自己資金がなくても融資を受けることは可能かどうか
自己資金がない場合の融資について解説していきます。
自己資金がなく融資を受けるのはかなり難しい
飲食店は、自己資金がない状態で融資を受けることは非常に困難です。自己資金が全くない場合「すべ全て融資に頼って事業を始めようとしているのか?」と、自分の意思やと信念が見られない経営者と判断されてしまいます。そのため、毎月貯蓄をしてきたことや計画的に準備してきたことを開示できるように開業の数年前から貯蓄計画を立てて実行に移すことが重要です。

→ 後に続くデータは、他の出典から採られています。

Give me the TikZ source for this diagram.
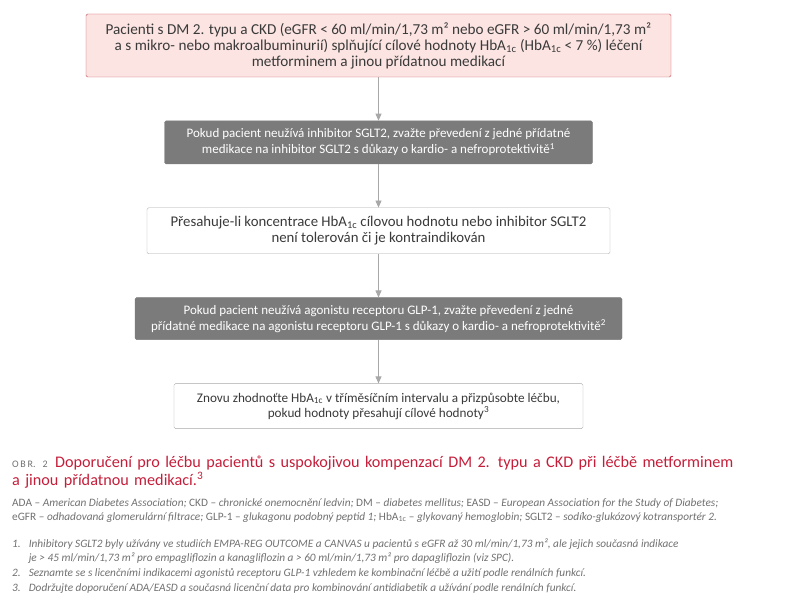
\documentclass[tikz,border=0pt]{standalone}
\usepackage{fontspec}
\setmainfont{Carlito}
\usepackage{tikz}
\usetikzlibrary{positioning, arrows.meta}
\definecolor{boxpink}{HTML}{FBE4E1}
\definecolor{boxred}{HTML}{C9505A}
\definecolor{boxgray}{HTML}{7B7B7B}
\definecolor{linegray}{HTML}{A8A8A8}
\definecolor{textdark}{HTML}{3A3A3A}
\definecolor{titlered}{HTML}{C41E3A}
\definecolor{notegray}{HTML}{707070}
\tikzset{
    base/.style={draw=linegray, rectangle, rounded corners=1.5pt, align=center, text=textdark,
        font=\fontsize{13}{16}\selectfont, inner sep=2pt},
    startbox/.style={base, fill=boxpink, draw=boxred},
    darkbox/.style={base, fill=boxgray, draw=boxgray, text=white},
    lightbox/.style={base, fill=white},
    arrow/.style={draw=linegray, line width=0.8pt, -{Triangle[length=7pt, width=6pt]}},
    note/.style={anchor=north west, align=left, inner sep=0pt, text=notegray}
}
\newcommand{\hba}{HbA\textsubscript{1c}}

\begin{document}
\begin{tikzpicture}[x=1pt, y=1pt, node distance=43.5pt]
\useasboundingbox (0,0) rectangle (798,-612);
\node[startbox, minimum width=585pt, minimum height=63pt, font=\fontsize{15.2}{16}\selectfont] (start) at (378.5,-45.5)
    {Pacienti s DM 2. typu a CKD (eGFR < 60 ml/min/1,73 m² nebo eGFR > 60 ml/min/1,73 m²\\
     a s mikro- nebo makroalbuminurií) splňující cílové hodnoty \hba{} (\hba{} < 7 \%) léčení\\
     metforminem a jinou přídatnou medikací};
\node[darkbox, minimum width=428pt, minimum height=43pt, below=of start] (sglt)
    {Pokud pacient neužívá inhibitor SGLT2, zvažte převedení z jedné přídatné\\
     medikace na inhibitor SGLT2 s důkazy o kardio- a nefroprotektivitě\textsuperscript{1}};
\node[lightbox, minimum width=463pt, minimum height=46pt, font=\fontsize{14.8}{16}\selectfont, below=of sglt] (exceed)
    {Přesahuje-li koncentrace \hba{} cílovou hodnotu nebo inhibitor SGLT2\\
     není tolerován či je kontraindikován};
\node[darkbox, minimum width=487pt, minimum height=42pt, below=of exceed] (glp)
    {Pokud pacient neužívá agonistu receptoru GLP-1, zvažte převedení z jedné\\
     přídatné medikace na agonistu receptoru GLP-1 s důkazy o kardio- a nefroprotektivitě\textsuperscript{2}};
\node[lightbox, minimum width=409pt, minimum height=45pt, font=\fontsize{13.2}{15}\selectfont, below=of glp] (recheck)
    {Znovu zhodnoťte \hba{} v tříměsíčním intervalu a přizpůsobte léčbu,\\
     pokud hodnoty přesahují cílové hodnoty\textsuperscript{3}};
\draw[arrow] (start) -- (sglt);
\draw[arrow] (sglt) -- (exceed);
\draw[arrow] (exceed) -- (glp);
\draw[arrow] (glp) -- (recheck);
% caption and notes
\node[note, text width=760pt, font=\fontsize{16.2}{18}\selectfont] (title) at (12,-456)
    {\makebox[43pt][l]{\fontsize{10}{10}\selectfont O\,B\,R.\, 2}\textcolor{titlered}{Doporučení pro léčbu pacientů s uspokojivou kompenzací DM 2. typu a CKD při léčbě metforminem\\
     a jinou přídatnou medikací.\textsuperscript{3}}};
\node[note, font=\fontsize{11.3}{14}\selectfont] (abbr) at (12,-498)
    {ADA -- \textit{American Diabetes Association;} CKD -- \textit{chronické onemocnění ledvin;} DM -- \textit{diabetes mellitus;} EASD -- \textit{European Association for the Study of Diabetes;}\\
     eGFR -- \textit{odhadovaná glomerulární filtrace;} GLP-1 -- \textit{glukagonu podobný peptid 1;} \hba{} -- \textit{glykovaný hemoglobin;} SGLT2 -- \textit{sodíko-glukózový kotransportér 2.}};
\node[note, font=\fontsize{11.3}{13.5}\selectfont\itshape] (notes) at (12,-538)
    {\begin{tabular}{@{}l@{\hspace{8pt}}l@{}}
     1. & Inhibitory SGLT2 byly užívány ve studiích EMPA-REG OUTCOME a CANVAS u pacientů s eGFR až 30 ml/min/1,73 m², ale jejich současná indikace\\
        & je > 45 ml/min/1,73 m² pro empagliflozin a kanagliflozin a > 60 ml/min/1,73 m² pro dapagliflozin (viz SPC).\\[1.5pt]
     2. & Seznamte se s licenčními indikacemi agonistů receptoru GLP-1 vzhledem ke kombinační léčbě a užití podle renálních funkcí.\\[1.5pt]
     3. & Dodržujte doporučení ADA/EASD a současná licenční data pro kombinování antidiabetik a užívání podle renálních funkcí.
     \end{tabular}};
\end{tikzpicture}
\end{document}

自己資金が少ない場合は初期費用をおさえる方法を視野に
自己資金をしっかり蓄えてから開業することが最善ですが、どうしても難しい場合や、急いで開業したい場合に備え、初期費用を抑える方法を紹介します。
移動店舗やキッチンカーの利用
移動店舗やキッチンカーを視野に入れてみましょう。また移動が可能な店舗は、保証金や仲介手数料がなく、初期費用を大きく抑えることができます。出店費用や場所代など営業日に応じた経費の支払いになるものの、一般的な店舗物件とは違い、自分の所有物なります。そのため、廃業するとしても、自分の資産として持ち出し、売却することが可能です。しかし、その場所で営業する権利が長期間保証されることはあまりなく、いつどうなるかわからない契約が多いため、細かく確認する必要があります。
居抜き物件を契約する
近年では、造作譲渡の取引に理解を示す大家さんも増えてきたことから、居抜き物件もかなり増えてきました。自分が必要としている設備・内装が概ね揃っており、大きくレイアウトを変更することが必要なければ、大きく設備投資費を抑えることができ、自己資金が少なくても開業できます。

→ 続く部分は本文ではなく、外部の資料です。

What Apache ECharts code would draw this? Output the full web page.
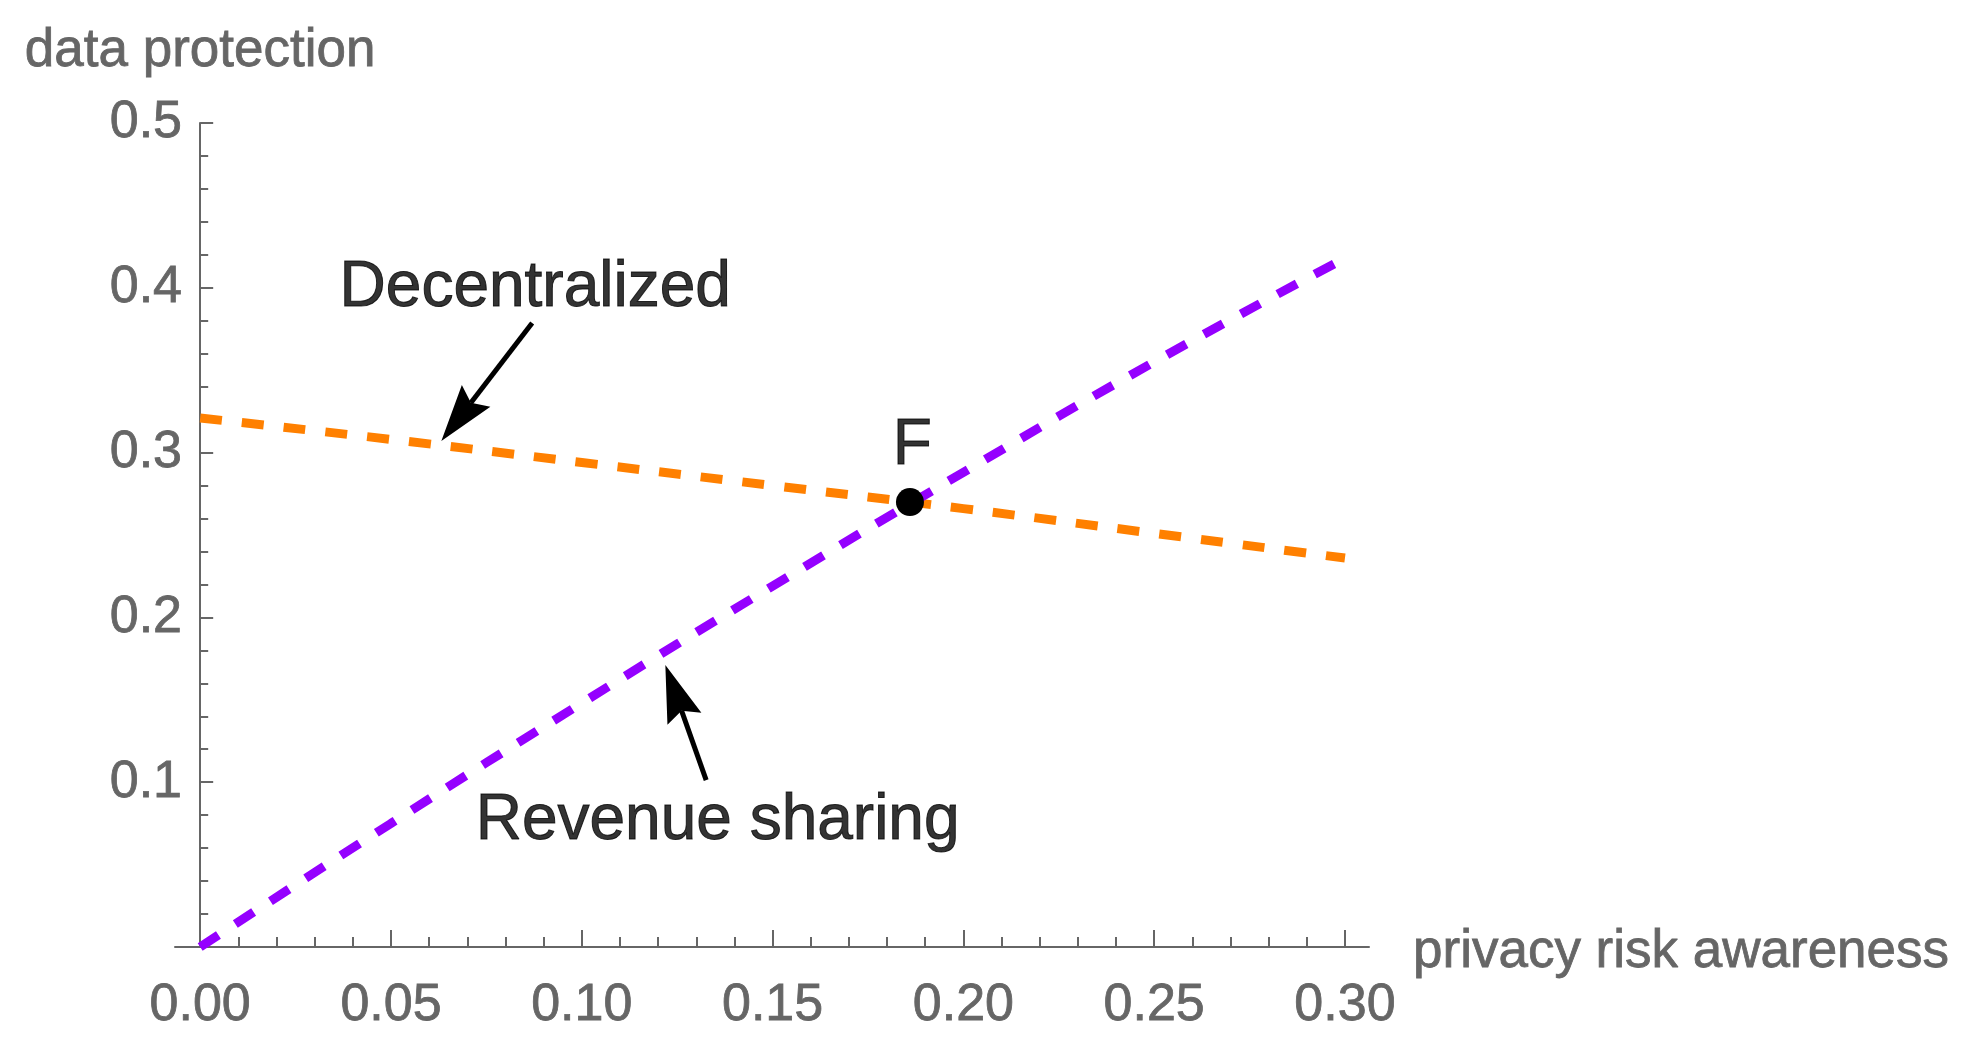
<!DOCTYPE html>
<html>
<head>
<meta charset="utf-8">
<script src="https://cdn.jsdelivr.net/npm/echarts@6/dist/echarts.min.js"></script>
<style>
html,body{margin:0;padding:0;background:#fff;}
#chart{width:1986px;height:1056px;}
</style>
</head>
<body>
<div id="chart"></div>
<script>
// ---- data ----
const xValues        = [0.00, 0.05, 0.10, 0.15, 0.20, 0.25, 0.30];
const decentralized  = [0.321, 0.308, 0.294, 0.280, 0.266, 0.251, 0.236];
const revenueSharing = [0.000, 0.075, 0.148, 0.219, 0.288, 0.355, 0.418];
const pointF         = [0.186, 0.270];

const xMajorTicks = [0.00, 0.05, 0.10, 0.15, 0.20, 0.25, 0.30];
const xMinorTicks = [0.01,0.02,0.03,0.04,0.06,0.07,0.08,0.09,0.11,0.12,0.13,0.14,
                     0.16,0.17,0.18,0.19,0.21,0.22,0.23,0.24,0.26,0.27,0.28,0.29];
const yTickLabels = [0.1, 0.2, 0.3, 0.4, 0.5];

const labelNames = ['Decentralized', 'Revenue sharing', 'F'];
const labelX     = [0.0878, 0.1356, 0.1866];
const labelY     = [0.3998, 0.0765, 0.3040];

// arrows: tail (x,y) -> tip (x,y)
const arrowTailX = [0.0870, 0.1326];
const arrowTailY = [0.3786, 0.1013];
const arrowTipX  = [0.0632, 0.1219];
const arrowTipY  = [0.3070, 0.1711];

const FONT = '"Liberation Sans", Arial, Helvetica, sans-serif';
const GRAY = '#666666';

const chart = echarts.init(document.getElementById('chart'));

const arrowData = arrowTailX.map((_, i) => [arrowTailX[i], arrowTailY[i], arrowTipX[i], arrowTipY[i]]);

chart.setOption({
  animation: false,
  backgroundColor: '#ffffff',
  grid: { left: 175, right: 617, top: 123, bottom: 109, containLabel: false },
  xAxis: [
    {
      type: 'value', min: -0.0066, max: 0.3063, position: 'bottom',
      axisLine: { show: true, onZero: true, lineStyle: { color: GRAY, width: 2 } },
      axisTick: { show: true, inside: true, length: 17, customValues: xMajorTicks,
                  lineStyle: { color: GRAY, width: 2 } },
      axisLabel: { show: true, customValues: xMajorTicks, margin: 33,
                   formatter: v => Number(v).toFixed(2),
                   color: GRAY, fontSize: 52, fontFamily: FONT,
                   textBorderColor: GRAY, textBorderWidth: 0.8 },
      splitLine: { show: false },
      name: '{n|privacy risk awareness}', nameLocation: 'end', nameGap: 44,
      nameTextStyle: { align: 'left', verticalAlign: 'middle',
        rich: { n: { color: GRAY, fontSize: 53, fontFamily: FONT, padding: [10, 0, 0, 0],
                     textBorderColor: GRAY, textBorderWidth: 0.8 } } }
    },
    {
      type: 'value', min: -0.0066, max: 0.3063, position: 'bottom', gridIndex: 0,
      axisLine: { show: false, onZero: true },
      axisTick: { show: true, inside: true, length: 10, customValues: xMinorTicks,
                  lineStyle: { color: GRAY, width: 2 } },
      axisLabel: { show: false },
      splitLine: { show: false }
    }
  ],
  yAxis: {
    type: 'value', min: 0, max: 0.5, interval: 0.1,
    axisLine: { show: true, onZero: true, lineStyle: { color: GRAY, width: 2 } },
    axisTick: { show: true, inside: true, length: 13, lineStyle: { color: GRAY, width: 2 } },
    minorTick: { show: true, splitNumber: 5, length: 8, lineStyle: { color: GRAY, width: 2 } },
    axisLabel: { show: true, margin: -7, customValues: yTickLabels,
                 formatter: v => Number(v).toFixed(1), padding: [8, 0, 0, 0],
                 color: GRAY, fontSize: 52, fontFamily: FONT,
                 textBorderColor: GRAY, textBorderWidth: 0.8 },
    splitLine: { show: false },
    minorSplitLine: { show: false },
    name: 'data protection', nameLocation: 'end', nameGap: 72,
    nameTextStyle: { color: GRAY, fontSize: 53, fontFamily: FONT, align: 'center', verticalAlign: 'middle',
                     textBorderColor: GRAY, textBorderWidth: 0.8 }
  },
  series: [
    {
      name: 'Decentralized', type: 'line', xAxisIndex: 0, yAxisIndex: 0,
      data: xValues.map((x, i) => [x, decentralized[i]]),
      showSymbol: false, smooth: true, z: 2,
      lineStyle: { color: '#ff8000', width: 9, type: [22, 20], cap: 'butt' }
    },
    {
      name: 'Revenue sharing', type: 'line', xAxisIndex: 0, yAxisIndex: 0,
      data: xValues.map((x, i) => [x, revenueSharing[i]]),
      showSymbol: false, smooth: true, z: 3,
      lineStyle: { color: '#9500ff', width: 9, type: [22, 20], cap: 'butt' }
    },
    {
      name: 'F', type: 'scatter', xAxisIndex: 0, yAxisIndex: 0,
      data: [pointF], symbol: 'circle', symbolSize: 28, z: 5,
      itemStyle: { color: '#000000', opacity: 1 }
    },
    {
      name: 'labels', type: 'scatter', xAxisIndex: 0, yAxisIndex: 0,
      data: labelNames.map((n, i) => ({ name: n, value: [labelX[i], labelY[i]] })),
      symbolSize: 1, z: 6, silent: true,
      itemStyle: { color: 'rgba(0,0,0,0)' },
      label: { show: true, position: 'inside', formatter: '{b}',
               color: '#000000', fontSize: 64, fontFamily: FONT,
               textBorderColor: '#000000', textBorderWidth: 1 }
    },
    {
      name: 'arrows', type: 'custom', xAxisIndex: 0, yAxisIndex: 0, z: 6,
      encode: { x: [0, 2], y: [1, 3] },
      data: arrowData,
      renderItem: function (params, api) {
        const p1 = api.coord([api.value(0), api.value(1)]);
        const p2 = api.coord([api.value(2), api.value(3)]);
        const dx = p2[0] - p1[0], dy = p2[1] - p1[1];
        const len = Math.hypot(dx, dy);
        const ux = dx / len, uy = dy / len;
        const px = -uy, py = ux;
        const L = 57, W = 36, notch = 0.85 * L;
        const base = [p2[0] - ux * L, p2[1] - uy * L];
        const n = [p2[0] - ux * notch, p2[1] - uy * notch];
        return {
          type: 'group',
          children: [
            { type: 'line', shape: { x1: p1[0], y1: p1[1], x2: n[0], y2: n[1] },
              style: { stroke: '#000', lineWidth: 5 } },
            { type: 'polygon',
              shape: { points: [p2, [base[0] + px * W / 2, base[1] + py * W / 2], n,
                                [base[0] - px * W / 2, base[1] - py * W / 2]] },
              style: { fill: '#000' } }
          ]
        };
      }
    }
  ]
});
</script>
</body>
</html>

しかし、契約して入居した後、やはりレイアウトを変更しないと厳しいという判断になった場合は、まず今ある内装を壊してから作り直すことになるため、スケルトン状態からの工事の2倍ほどの経費がかかることがあります。そのため事前の慎重な判断が求められます。
飲食店が運転資金の融資を受けられる金融機関
自己資金が足りず、知人からの借り入れも難しければ、金融機関に融資をお願いすることになります。
創業者にもやさしい政府系の金融機関
最初に借り入れを検討する金融機関としては「日本政策金融公庫」です。コロナ禍においても行政の政策の後押しもあり、多くの人が利用していた金融機関です。特に、初めての開業で資金が豊富ではない創業者や事業規模の小さい店舗でもフェアに審査してもらえることが多く、数多くの融資が実行されています。無担保で連帯保証人も不要なことが多く、事業計画書も比較的簡易です。以下に事業計画書の書き方等については詳しく記載していますので併せて読んでみて下さい。
飲食店の開業時の初期費用、運転資金の十分な確保は、その後の安定的な経営を支えることになり、なによりも経営者の精神的な安定を促すことになります。そのため「お金があるのなら借り入れはしないほうがいい」と安易に判断する方もいますが、融資をしてもらえるならば創業時にしてもらうことも視野に入れましょう。
いざ、資金がショートして経営が悪化している状態になってからでは借り入れることが難しくなり、検討の時間を十分に取ることができません。また融資を受けるには、これまでの信用が形となった自己資金が重要であり、十分な事業計画を示す必要があります。設備費用の抑制や事業計画の見直しで、必要な運転資金を確保できるようしっかりプランニングするようにしましょう。